[Charts and diagrams as code]
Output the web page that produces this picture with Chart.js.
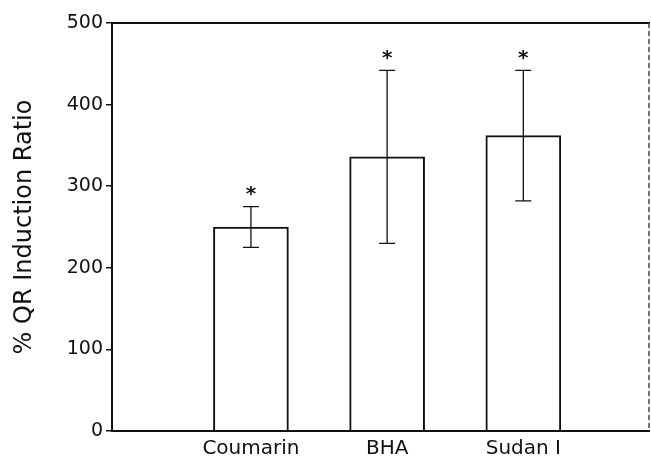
<!DOCTYPE html>
<html>
<head>
<meta charset="utf-8">
<script src="https://cdn.jsdelivr.net/npm/chart.js@4/dist/chart.umd.min.js"></script>
<style>
  html, body { margin: 0; padding: 0; background: #fff; }
  #wrap { width: 651px; height: 460px; }
</style>
</head>
<body>
<div id="wrap"><canvas id="c" width="651" height="460"></canvas></div>
<script>
// ---- data ----
const categories = ['Coumarin', 'BHA', 'Sudan I'];
const positions = [1, 2, 3];
const means = [250, 336, 362];
const errors = [25, 106, 80];
const marks = ['*', '*', '*'];
const yTicks = [0, 100, 200, 300, 400, 500];

const FONT = 'DejaVu Sans';
const INK = '#111';

const framePlugin = {
  id: 'frame',
  afterDatasetsDraw(chart) {
    const a = chart.chartArea, ctx = chart.ctx;
    ctx.save();
    ctx.strokeStyle = INK;
    ctx.lineWidth = 2;
    ctx.beginPath();
    ctx.moveTo(a.right, a.top);
    ctx.lineTo(a.left, a.top);
    ctx.lineTo(a.left, a.bottom);
    ctx.lineTo(a.right, a.bottom);
    ctx.stroke();
    ctx.strokeStyle = '#444';
    ctx.lineWidth = 1.5;
    ctx.setLineDash([5, 3]);
    ctx.beginPath();
    ctx.moveTo(a.right - 1, a.top);
    ctx.lineTo(a.right - 1, a.bottom);
    ctx.stroke();
    ctx.restore();
  }
};

const errorPlugin = {
  id: 'errbars',
  afterDatasetsDraw(chart) {
    const xs = chart.scales.x, ys = chart.scales.y, ctx = chart.ctx;
    ctx.save();
    ctx.strokeStyle = INK;
    ctx.lineWidth = 1.3;
    ctx.fillStyle = INK;
    for (let i = 0; i < means.length; i++) {
      const x = xs.getPixelForValue(positions[i]);
      const yt = ys.getPixelForValue(means[i] + errors[i]);
      const yb = ys.getPixelForValue(means[i] - errors[i]);
      ctx.beginPath();
      ctx.moveTo(x, yt); ctx.lineTo(x, yb);
      ctx.moveTo(x - 8, yt); ctx.lineTo(x + 8, yt);
      ctx.moveTo(x - 8, yb); ctx.lineTo(x + 8, yb);
      ctx.stroke();
      ctx.font = 'bold 20px ' + FONT;
      ctx.textAlign = 'center';
      ctx.textBaseline = 'alphabetic';
      ctx.fillText(marks[i], x, yt - 17.5 + 11);
    }
    ctx.restore();
  }
};

new Chart(document.getElementById('c'), {
  type: 'bar',
  data: {
    datasets: [{
      data: positions.map((x, i) => ({ x: x, y: means[i] })),
      backgroundColor: '#fff',
      borderColor: INK,
      borderWidth: 2,
      barThickness: 75
    }]
  },
  options: {
    responsive: false,
    devicePixelRatio: 1,
    animation: false,
    layout: { padding: { top: 23, right: 1, bottom: 0, left: 0 } },
    plugins: { legend: { display: false }, tooltip: { enabled: false } },
    scales: {
      x: {
        type: 'linear',
        offset: false,
        min: -0.02,
        max: 3.93,
        afterBuildTicks: s => { s.ticks = positions.map(v => ({ value: v })); },
        afterFit: s => { s.height = 29; },
        ticks: {
          callback: v => { const k = positions.indexOf(v); return k >= 0 ? categories[k] : ''; },
          font: { family: FONT, size: 20 },
          color: INK,
          padding: 6,
          maxRotation: 0,
          autoSkip: false
        },
        grid: { display: false, drawTicks: false },
        border: { display: false }
      },
      y: {
        min: 0,
        max: 500,
        afterBuildTicks: s => { s.ticks = yTicks.map(v => ({ value: v })); },
        afterFit: s => { s.width = 112; },
        ticks: { font: { family: FONT, size: 19 }, color: INK, padding: 3 },
        grid: { drawOnChartArea: false, drawTicks: true, tickLength: 6, color: INK, lineWidth: 1.5 },
        border: { display: false },
        title: {
          display: true,
          text: '% QR Induction Ratio',
          font: { family: FONT, size: 24 },
          color: INK,
          padding: { top: 10, bottom: 0 }
        }
      }
    }
  },
  plugins: [framePlugin, errorPlugin]
});
</script>
</body>
</html>
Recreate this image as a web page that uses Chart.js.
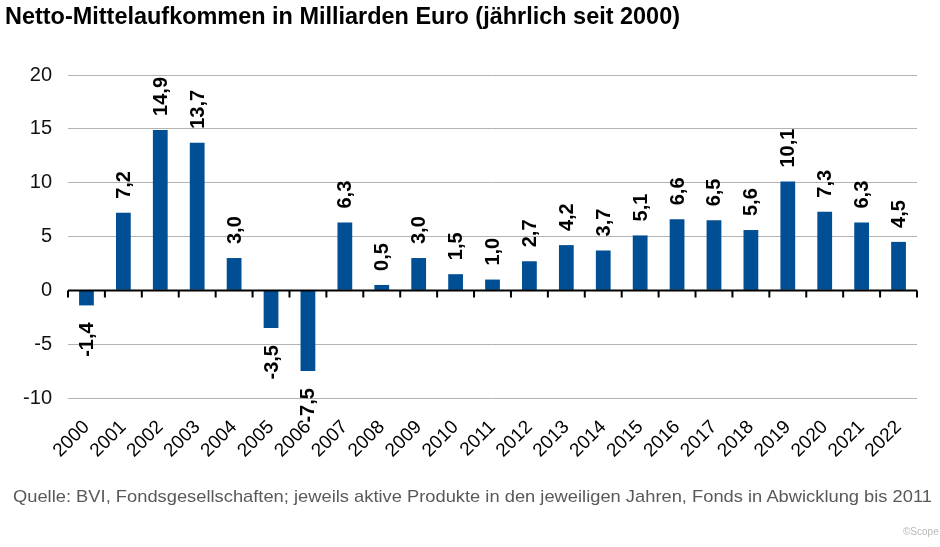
<!DOCTYPE html>
<html>
<head>
<meta charset="utf-8">
<script src="https://cdn.jsdelivr.net/npm/chart.js@4"></script>
<style>
  html, body { margin: 0; padding: 0; background: #fff; width: 940px; height: 547px; overflow: hidden; }
  #wrap { position: absolute; left: 0; top: 0; width: 940px; height: 547px; }
  .txt { position: absolute; white-space: nowrap; font-family: "Liberation Sans", Arial, sans-serif; transform-origin: 0 0; }
  #title { left: 5px; top: 2px; font-size: 24px; font-weight: bold; color: #000; }
  #source { left: 13px; top: 487px; font-size: 17px; color: #595959; }
  #mark { left: 903px; top: 526px; font-size: 10px; color: #b8b8b8; }
</style>
</head>
<body>
<div id="wrap"><canvas id="c" width="940" height="547"></canvas></div>
<div class="txt" id="title">Netto-Mittelaufkommen in Milliarden Euro (jährlich seit 2000)</div>
<div class="txt" id="source">Quelle: BVI, Fondsgesellschaften; jeweils aktive Produkte in den jeweiligen Jahren, Fonds in Abwicklung bis 2011</div>
<div class="txt" id="mark">©Scope</div>
<script>
const years = ["2000","2001","2002","2003","2004","2005","2006","2007","2008","2009","2010","2011","2012","2013","2014","2015","2016","2017","2018","2019","2020","2021","2022"];
const values = [-1.4, 7.2, 14.9, 13.7, 3.0, -3.5, -7.5, 6.3, 0.5, 3.0, 1.5, 1.0, 2.7, 4.2, 3.7, 5.1, 6.6, 6.5, 5.6, 10.1, 7.3, 6.3, 4.5];
const yTicks = [-10, -5, 0, 5, 10, 15, 20];

function fitWidth(id, w) {
  const el = document.getElementById(id);
  const cur = el.getBoundingClientRect().width;
  el.style.transform = 'scaleX(' + (w / cur) + ')';
}
fitWidth('title', 675);
fitWidth('source', 919);

const FONT = '"Liberation Sans", Arial, sans-serif';

const zeroAxis = {
  id: 'zeroAxis',
  afterDatasetsDraw(chart) {
    const ctx = chart.ctx, x = chart.scales.x, y = chart.scales.y, a = chart.chartArea;
    const y0 = Math.round(y.getPixelForValue(0)) + 0.5;
    ctx.save();
    ctx.strokeStyle = '#000';
    ctx.lineWidth = 2;
    ctx.beginPath();
    ctx.moveTo(a.left, y0); ctx.lineTo(a.right, y0);
    const n = years.length;
    for (let i = 0; i <= n; i++) {
      let px;
      if (i === 0) px = a.left;
      else if (i === n) px = a.right;
      else px = (x.getPixelForValue(i - 1) + x.getPixelForValue(i)) / 2;
      ctx.moveTo(px, y0); ctx.lineTo(px, y0 + 7);
    }
    ctx.stroke();
    ctx.restore();
  }
};

const valueLabels = {
  id: 'valueLabels',
  afterDatasetsDraw(chart) {
    const ctx = chart.ctx, x = chart.scales.x, y = chart.scales.y;
    ctx.save();
    ctx.font = 'bold 20px ' + FONT;
    ctx.fillStyle = '#000';
    ctx.textBaseline = 'middle';
    values.forEach((v, i) => {
      const px = x.getPixelForValue(i);
      const py = y.getPixelForValue(v);
      const txt = v.toFixed(1).replace('.', ',');
      ctx.save();
      ctx.translate(px, v >= 0 ? py - 14 : py + 17);
      ctx.rotate(-Math.PI / 2);
      ctx.textAlign = v >= 0 ? 'left' : 'right';
      ctx.fillText(txt, 0, 1);
      ctx.restore();
    });
    ctx.restore();
  }
};

new Chart(document.getElementById('c'), {
  type: 'bar',
  data: {
    labels: years,
    datasets: [{
      data: values,
      backgroundColor: '#004e93',
      borderWidth: 0,
      barPercentage: 0.4,
      categoryPercentage: 1.0
    }]
  },
  options: {
    responsive: false,
    animation: false,
    layout: { padding: { left: 0, right: 23, top: 75, bottom: 74 } },
    plugins: { legend: { display: false }, tooltip: { enabled: false }, title: { display: false } },
    scales: {
      x: {
        grid: { display: false, drawTicks: false },
        border: { display: false },
        ticks: {
          color: '#000', font: { family: FONT, size: 19 },
          maxRotation: 45, minRotation: 45, padding: 18, autoSkip: false
        },
        afterFit(s) { s.height = 75; }
      },
      y: {
        min: -10, max: 20,
        afterBuildTicks(s) { s.ticks = yTicks.map(v => ({ value: v })); },
        grid: { color: '#b3b3b3', lineWidth: 1, drawTicks: false },
        border: { display: false },
        ticks: { color: '#111', font: { family: FONT, size: 20 }, padding: 16 },
        afterFit(s) { s.width = 68; }
      }
    }
  },
  plugins: [zeroAxis, valueLabels]
});
</script>
</body>
</html>
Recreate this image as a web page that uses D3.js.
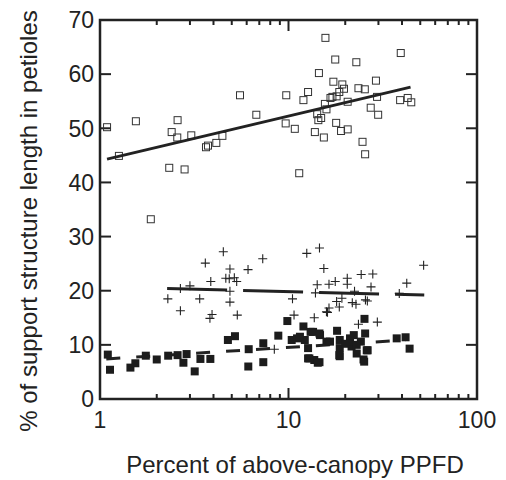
<!DOCTYPE html>
<html>
<head>
<meta charset="utf-8">
<script src="https://cdn.jsdelivr.net/npm/d3@7/dist/d3.min.js"></script>
<style>
  body { margin: 0; background: #fff; }
  text { font-family: Arial, "Liberation Sans", sans-serif; fill: #222; }
</style>
</head>
<body>
<svg id="chart"></svg>
<script>
// open squares (x = % PPFD, y = %)
const openSquares = [
  [1.09,50.2],[1.26,44.9],[1.55,51.3],[1.86,33.2],[2.33,42.7],[2.58,51.5],[2.40,49.3],[2.57,48.3],
  [2.81,42.4],[3.05,48.7],[3.65,46.5],[3.74,46.8],[4.14,47.3],[4.46,48.6],[5.53,56.1],[6.75,52.5],
  [9.73,56.1],[9.66,50.9],[10.8,49.9],[11.4,41.7],[12.0,55.2],[12.7,56.7],[14.5,60.2],[15.7,66.7],
  [13.8,49.3],[14.2,52.6],[14.4,51.5],[14.9,51.9],[15.4,48.3],[15.6,54.5],[15.9,53.5],[17.7,62.7],
  [17.3,58.6],[16.7,55.6],[17.1,55.8],[18.0,55.9],[18.6,56.7],[19.3,58.1],[19.7,57.3],[17.9,51.0],
  [19.0,49.5],[20.6,49.8],[20.6,54.9],[22.9,62.2],[23.5,57.4],[25.4,57.2],[24.7,47.5],[25.5,45.2],
  [27.3,53.8],[29.1,58.8],[29.5,55.8],[29.9,52.5],[39.4,63.9],[39.1,55.2],[42.9,55.6],[44.8,54.8]
];
const plusPoints = [
  [2.29,18.5],[2.67,20.4],[2.67,16.3],[3.0,20.9],[3.38,18.5],[3.62,25.1],[3.87,21.7],[4.51,27.2],
  [4.89,24.0],[4.85,22.2],[5.16,22.4],[5.31,21.7],[4.89,19.9],[4.89,17.9],[6.10,23.9],[7.30,25.9],
  [10.5,18.5],[12.5,26.9],[14.6,27.9],[15.4,24.1],[14.2,21.1],[13.9,19.6],[16.4,21.2],[17.7,21.7],
  [20.5,22.3],[20.5,21.2],[24.3,23.0],[28.0,23.1],[27.4,20.7],[22.4,19.9],[19.2,18.6],[21.8,17.8],
  [25.6,18.3],[18.6,17.0],[16.4,16.8],[42.4,21.4],[52.1,24.7],[38.7,19.5],[3.93,15.6],[5.35,15.5],
  [10.7,15.5],[13.7,15.0],[16.1,16.0],[29.6,14.2],[23.5,13.8],[8.41,9.2],[3.83,14.9],[18.0,18.0],
  [22.8,17.5],[15.9,16.1],[26.2,18.1],[4.65,22.3]
];
const filledSquares = [
  [1.10,8.2],[1.13,5.4],[1.45,5.8],[1.54,6.6],[1.75,8.0],[2.0,7.3],[2.30,8.0],[2.58,8.1],
  [2.88,8.3],[2.77,6.7],[3.18,5.1],[3.41,7.4],[3.85,7.4],[4.77,10.9],[5.20,11.6],[6.15,9.2],
  [6.12,6.0],[7.35,10.3],[7.35,6.8],[8.83,11.7],[9.86,14.4],[10.4,10.9],[11.1,11.2],[12.0,13.4],
  [12.2,10.9],[12.7,9.4],[13.5,12.4],[12.7,7.5],[13.7,7.2],[14.6,6.8],[14.7,11.8],[15.9,10.6],
  [16.6,10.6],[18.1,12.6],[18.7,10.9],[18.7,9.4],[18.7,7.9],[21.2,11.2],[21.6,9.7],[23.0,8.4],
  [24.2,10.6],[25.5,12.1],[25.0,7.3],[26.3,9.0],[25.3,14.8],[37.5,11.2],[41.8,11.4],[43.9,9.3],
  [13.1,12.4],[14.6,12.1],[21.2,10.6],[23.0,10.0],[26.0,9.0],[25.2,6.9],[18.6,8.1],[14.3,6.7],
  [12.9,7.5],[11.5,11.5],[20.0,10.2],[22.2,11.8]
];
// fitted lines, end points
const fitOpen = [[1.09,44.3],[44.4,57.6]];
const fitPlus = [[2.27,20.4],[52.5,19.2]];
const fitFilled = [[1.08,7.4],[42,10.9]];

const xTicks = [1, 10, 100];
const xMinor = [2,3,4,5,6,7,8,9,20,30,40,50,60,70,80,90];
const yTicks = [0,10,20,30,40,50,60,70];

const width = 506, height = 480;
const marginLeft = 100, marginRight = 29, marginTop = 20, marginBottom = 81;
const ink = '#222';

const svg = d3.select('#chart').attr('width', width).attr('height', height);

const x = d3.scaleLog().domain([1, 100]).range([marginLeft, width - marginRight]);
const y = d3.scaleLinear().domain([0, 70]).range([height - marginBottom, marginTop]);

const x0 = x.range()[0], x1 = x.range()[1], y0 = y.range()[0], y1 = y.range()[1];

// ticks, all inward
const ticks = svg.append('g').attr('stroke', ink).attr('stroke-width', 2);
xTicks.forEach((t) => {
  ticks.append('line').attr('x1', x(t)).attr('x2', x(t)).attr('y1', y0).attr('y2', y0 - 11);
  ticks.append('line').attr('x1', x(t)).attr('x2', x(t)).attr('y1', y1).attr('y2', y1 + 11);
});
xMinor.forEach((t) => {
  ticks.append('line').attr('x1', x(t)).attr('x2', x(t)).attr('y1', y0).attr('y2', y0 - 5);
  ticks.append('line').attr('x1', x(t)).attr('x2', x(t)).attr('y1', y1).attr('y2', y1 + 5);
});
yTicks.forEach((t) => {
  ticks.append('line').attr('x1', x0).attr('x2', x0 + 11).attr('y1', y(t)).attr('y2', y(t));
  ticks.append('line').attr('x1', x1).attr('x2', x1 - 11).attr('y1', y(t)).attr('y2', y(t));
});

// frame
svg.append('rect')
  .attr('x', x0).attr('y', y1)
  .attr('width', x1 - x0).attr('height', y0 - y1)
  .attr('fill', 'none').attr('stroke', ink).attr('stroke-width', 2.5);

// tick labels
svg.append('g').selectAll('text').data(yTicks).join('text')
  .attr('x', x0 - 6).attr('y', (d) => y(d)).attr('dy', '0.36em')
  .attr('text-anchor', 'end').style('font-size', '23px').text((d) => d);
svg.append('g').selectAll('text').data(xTicks).join('text')
  .attr('x', (d) => x(d)).attr('y', 428)
  .attr('text-anchor', 'middle').style('font-size', '23px').text((d) => d);

// axis titles
svg.append('text').attr('x', 295).attr('y', 473)
  .attr('text-anchor', 'middle').style('font-size', '24px')
  .text('Percent of above-canopy PPFD');
svg.append('text')
  .attr('transform', `translate(37,${221}) rotate(-90)`)
  .attr('text-anchor', 'middle').style('font-size', '24px')
  .text('% of support structure length in petioles');

const line = d3.line().x((d) => x(d[0])).y((d) => y(d[1]));

// fit lines
svg.append('path').datum(fitFilled).attr('d', line)
  .attr('fill', 'none').attr('stroke', ink).attr('stroke-width', 3)
  .attr('stroke-dasharray', '14,16');
svg.append('path').datum(fitPlus).attr('d', line)
  .attr('fill', 'none').attr('stroke', ink).attr('stroke-width', 3)
  .attr('stroke-dasharray', '60,16');

// filled squares
const fs = 8;
svg.append('g').selectAll('rect').data(filledSquares).join('rect')
  .attr('x', (d) => x(d[0]) - fs / 2).attr('y', (d) => y(d[1]) - fs / 2)
  .attr('width', fs).attr('height', fs).attr('fill', '#1c1c1c');

// plus signs
const ps = 4.5;
svg.append('g').selectAll('path').data(plusPoints).join('path')
  .attr('d', (d) => {
    const cx = x(d[0]), cy = y(d[1]);
    return `M${cx - ps},${cy}H${cx + ps}M${cx},${cy - ps}V${cy + ps}`;
  })
  .attr('stroke', ink).attr('stroke-width', 1.1).attr('fill', 'none');

// open squares
const os = 7;
svg.append('g').selectAll('rect').data(openSquares).join('rect')
  .attr('x', (d) => x(d[0]) - os / 2).attr('y', (d) => y(d[1]) - os / 2)
  .attr('width', os).attr('height', os)
  .attr('fill', 'none').attr('stroke', '#333').attr('stroke-width', 1);

svg.append('path').datum(fitOpen).attr('d', line)
  .attr('fill', 'none').attr('stroke', ink).attr('stroke-width', 3);
</script>
</body>
</html>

STATED GOAL: Lines holding the word "uses" in the entries above are the ones to pull out. Copy them all.

FINAL ANSWER:
Recreate this image as a web page that uses Chart.js.
Recreate this image as a web page that uses D3.js.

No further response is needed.